LA POÉSIE MODERNE s’est faite dans une opposition constante aux forces dominantes de la société où ses créateurs ont vécu. Ceux-ci se virent reprocher également les singularités de leur œuvre et celles de leur existence. Longtemps l’idéologie régnante ne les intégra pas sans réserves à son panthéon, même quand leur apport fut devenu difficilement discutable. Mallarmé défendait encore Poe d’avoir puisé son inspiration « dans le flot sans honneur de quelque noir mélange ». Bref, la pensée bourgeoise se défendait sur tous les fronts.

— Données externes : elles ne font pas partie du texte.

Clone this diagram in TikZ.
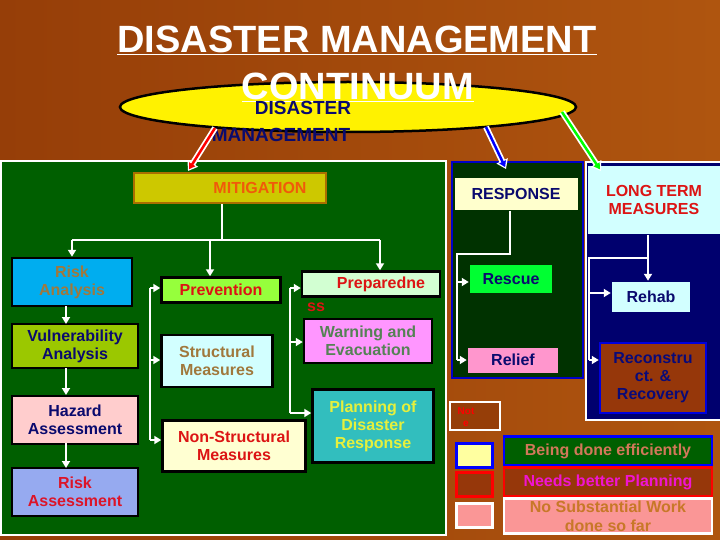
\documentclass[tikz,border=0pt]{standalone}
\usepackage{fontspec}
\setmainfont{Liberation Sans}
\usetikzlibrary{arrows.meta,shapes.geometric}
\begin{document}
\begin{tikzpicture}[x=1pt,y=-1pt,
  bx/.style={draw, line width=2.5pt, inner sep=0pt, align=center, font=\fontsize{16}{18}\selectfont\bfseries},
  wl/.style={draw=white, line width=2.5pt},
  wa/.style={draw=white, line width=2.5pt, -{Triangle[length=7pt,width=8pt]}},
  panel/.style={line width=2pt}]
\fill[left color={rgb,255:red,150;green,62;blue,8}, right color={rgb,255:red,175;green,85;blue,15}] (0,0) rectangle (720,540);
\useasboundingbox (0,0) rectangle (720,540);
% panels
\node[panel, draw=white, fill={rgb,255:red,0;green,95;blue,0}, minimum width=445, minimum height=374, inner sep=0] (mitpanel) at (223,348) {};
\node[panel, draw={rgb,255:red,0;green,0;blue,200}, fill={rgb,255:red,0;green,50;blue,0}, minimum width=131, minimum height=215, inner sep=0] (resppanel) at (517,270) {};
\node[panel, draw=white, fill={rgb,255:red,0;green,0;blue,110}, minimum width=136, minimum height=258, inner sep=0] (ltpanel) at (654,291) {};
% title
\node[text=white, font=\fontsize{38}{40}\selectfont\bfseries] (t1) at (357,40) {\underline{DISASTER MANAGEMENT}};
% ellipse
\node[ellipse, draw=black, line width=2.5pt, fill=yellow, minimum width=456, minimum height=50] (ell) at (348,107) {};
\node[text=white, font=\fontsize{38}{40}\selectfont\bfseries] (t2) at (358,87) {\underline{CONTINUUM}};
\node[text={rgb,255:red,10;green,10;blue,110}, font=\fontsize{19}{21}\selectfont\bfseries] (dm1) at (303,108) {DISASTER};
\node[text={rgb,255:red,10;green,10;blue,110}, font=\fontsize{19}{21}\selectfont\bfseries] (dm2) at (281,135) {MANAGEMENT};
% mitigation
\node[bx, draw={rgb,255:red,170;green,110;blue,0}, fill={rgb,255:red,205;green,200;blue,0}, minimum width=192, minimum height=30, text={rgb,255:red,240;green,90;blue,10}] (mit) at (230,188) {\hspace*{60pt}MITIGATION};
\node[bx, fill=cyan, minimum width=120, minimum height=48, text={rgb,255:red,160;green,120;blue,60}] (risk) at (72,282) {Risk\\Analysis};
\node[bx, fill={rgb,255:red,155;green,200;blue,0}, minimum width=126, minimum height=44, text={rgb,255:red,10;green,10;blue,110}] (vul) at (75,346) {Vulnerability\\Analysis};
\node[bx, fill={rgb,255:red,255;green,205;blue,205}, minimum width=126, minimum height=48, text={rgb,255:red,10;green,10;blue,110}] (haz) at (75,420) {Hazard\\Assessment};
\node[bx, fill={rgb,255:red,150;green,170;blue,240}, minimum width=126, minimum height=48, text={rgb,255:red,220;green,20;blue,40}] (rass) at (75,492) {Risk\\Assessment};
\node[bx, fill={rgb,255:red,150;green,255;blue,60}, minimum width=119, minimum height=25, text={rgb,255:red,220;green,20;blue,20}] (prev) at (221,290) {Prevention};
\node[bx, fill={rgb,255:red,210;green,255;blue,255}, minimum width=111, minimum height=52, text={rgb,255:red,160;green,120;blue,60}] (str) at (217,361) {Structural\\Measures};
\node[bx, fill={rgb,255:red,255;green,255;blue,210}, minimum width=143, minimum height=51, text={rgb,255:red,220;green,20;blue,20}] (nstr) at (234,446) {Non-Structural\\Measures};
\node[bx, fill={rgb,255:red,210;green,255;blue,210}, minimum width=138, minimum height=25, text={rgb,255:red,220;green,20;blue,20}] (prep) at (371,284) {\hspace*{20pt}Preparedne};
\node[text={rgb,255:red,220;green,20;blue,20}, font=\fontsize{16}{18}\selectfont\bfseries] (ss) at (316,307) {ss};
\node[bx, fill={rgb,255:red,255;green,150;blue,255}, minimum width=128, minimum height=44, text={rgb,255:red,85;green,130;blue,85}] (warn) at (368,341) {Warning and\\Evacuation};
\node[bx, fill={rgb,255:red,50;green,190;blue,190}, minimum width=121, minimum height=73, text={rgb,255:red,230;green,240;blue,60}] (plan) at (373,426) {Planning of\\Disaster\\Response};
% response
\node[bx, draw=none, fill={rgb,255:red,255;green,255;blue,205}, minimum width=123, minimum height=32, text={rgb,255:red,10;green,10;blue,110}] (resp) at (516,194) {RESPONSE};
\node[bx, draw=none, fill={rgb,255:red,0;green,255;blue,50}, minimum width=82, minimum height=28, text={rgb,255:red,10;green,10;blue,110}] (resc) at (511,279) {Rescue};
\node[bx, draw=none, fill={rgb,255:red,255;green,150;blue,205}, minimum width=90, minimum height=25, text={rgb,255:red,10;green,10;blue,110}] (relf) at (513,360) {Relief};
% long term
\node[bx, draw=none, fill={rgb,255:red,210;green,255;blue,255}, minimum width=132, minimum height=67, text={rgb,255:red,220;green,20;blue,20}] (lt) at (654,200) {LONG TERM\\MEASURES};
\node[bx, draw=none, fill={rgb,255:red,210;green,255;blue,255}, minimum width=78, minimum height=30, text={rgb,255:red,10;green,10;blue,110}] (rehab) at (651,297) {Rehab};
\node[bx, draw={rgb,255:red,0;green,0;blue,220}, fill={rgb,255:red,150;green,55;blue,10}, minimum width=106, minimum height=70, text={rgb,255:red,10;green,10;blue,120}] (recon) at (653,378) {Reconstru\\ct. \&\\Recovery};
% coloured arrows
\coordinate (ra1) at (215,128); \coordinate (ra2) at (188,171);
\coordinate (ba1) at (486,127); \coordinate (ba2) at (506,169);
\coordinate (ga1) at (562,112); \coordinate (ga2) at (601,171);
\foreach \a/\b/\c in {ra1/ra2/red, ba1/ba2/blue, ga1/ga2/green}{
  \draw[white, line width=6pt, -{Triangle[length=9pt,width=12pt]}] (\a) -- (\b);
  \draw[\c, line width=2.5pt, shorten >=2pt, -{Triangle[length=6pt,width=7pt]}] (\a) -- (\b);
}
% mitigation connectors
\coordinate (mj) at (222,240); \coordinate (ml) at (72,240); \coordinate (mm) at (210,240); \coordinate (mr) at (380,240);
\draw[wl] (mit.south -| mj) -- (mj);
\draw[wl] (ml) -- (mr);
\draw[wa] (ml) -- (risk.north);
\draw[wa] (mm) -- (mm |- prev.north);
\draw[wa] (mr) -- (mr |- prep.north);
\draw[wa] (66,306) -- (66,324);
\draw[wa] (66,368) -- (66,395);
\draw[wa] (66,443) -- (66,468);
\coordinate (pv1) at (150,288); \coordinate (pv2) at (150,440);
\draw[wl] (pv1) -- (pv2);
\draw[wa] (pv1) -- (prev.west |- pv1);
\draw[wa] (150,360) -- (str.west |- 0,360);
\draw[wa] (pv2) -- (nstr.west |- pv2);
\coordinate (pp1) at (290,288); \coordinate (pp2) at (290,413);
\draw[wl] (pp1) -- (pp2);
\draw[wa] (pp1) -- (prep.west |- pp1);
\draw[wa] (290,342) -- (warn.west |- 0,342);
\draw[wa] (pp2) -- (plan.west |- pp2);
% response connectors
\coordinate (rc1) at (510,254); \coordinate (rc2) at (457,254); \coordinate (rc3) at (457,360);
\draw[wl] (resp.south -| rc1) -- (rc1) -- (rc2) -- (rc3);
\draw[wa] (457,282) -- (resc.west |- 0,282);
\draw[wa] (rc3) -- (relf.west);
% long-term connectors
\coordinate (lc1) at (589,258); \coordinate (lc2) at (648,258); \coordinate (lc3) at (589,360);
\draw[wl] (lc3) -- (lc1) -- (lc2);
\draw[wl] (lt.south -| lc2) -- (lc2);
\draw[wa] (lc2) -- (lc2 |- rehab.north);
\draw[wa] (589,293) -- (rehab.west |- 0,293);
\draw[wa] (lc3) -- (recon.west |- lc3);
% legend
\node[draw=white, line width=2pt, fill={rgb,255:red,150;green,62;blue,8}, minimum width=50, minimum height=28, inner sep=0] (note) at (475,416) {};
\node[text=red, font=\fontsize{10}{12}\selectfont\bfseries, align=center] (notet) at (466,417) {Not\\e};
\node[draw=blue, line width=3pt, fill={rgb,255:red,255;green,255;blue,160}, minimum width=36, minimum height=24, inner sep=0] (sq1) at (474,455) {};
\node[draw=red, line width=3pt, fill={rgb,255:red,150;green,55;blue,10}, minimum width=36, minimum height=24, inner sep=0] (sq2) at (474,484) {};
\node[draw=white, line width=3pt, fill={rgb,255:red,250;green,150;blue,150}, minimum width=36, minimum height=24, inner sep=0] (sq3) at (474,515) {};
\node[bx, draw=blue, fill={rgb,255:red,0;green,95;blue,0}, minimum width=208, minimum height=29, text={rgb,255:red,210;green,120;blue,90}] (leg1) at (608,451) {Being done efficiently};
\node[bx, draw=red, fill={rgb,255:red,150;green,55;blue,10}, minimum width=208, minimum height=29, text={rgb,255:red,240;green,20;blue,210}] (leg2) at (608,482) {Needs better Planning};
\node[bx, draw=white, fill={rgb,255:red,250;green,150;blue,150}, minimum width=208, minimum height=35, text={rgb,255:red,200;green,120;blue,40}, font=\fontsize{16}{19}\selectfont\bfseries] (leg3) at (608,516) {No Substantial Work\\done so far};
\end{tikzpicture}
\end{document}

Aujourd’hui, le pouvoir est aux mains des mêmes gens, mais on sait qu’ils n’en sont plus à soutenir une pensée qui leur serait propre. Ils s’en consolent en niant la possibilité même d’une pensée soutenable (ceci pour les plus avancés, bien sûr il y a encore des chrétiens). Et les formes d’art qui détruisaient leur culture et leurs goûts ont si bien triomphé qu’ils arrivent, à présent qu’elles sont épuisées et rabâchées, à en admirer les dernières redites et à en respecter les infirmités mêmes.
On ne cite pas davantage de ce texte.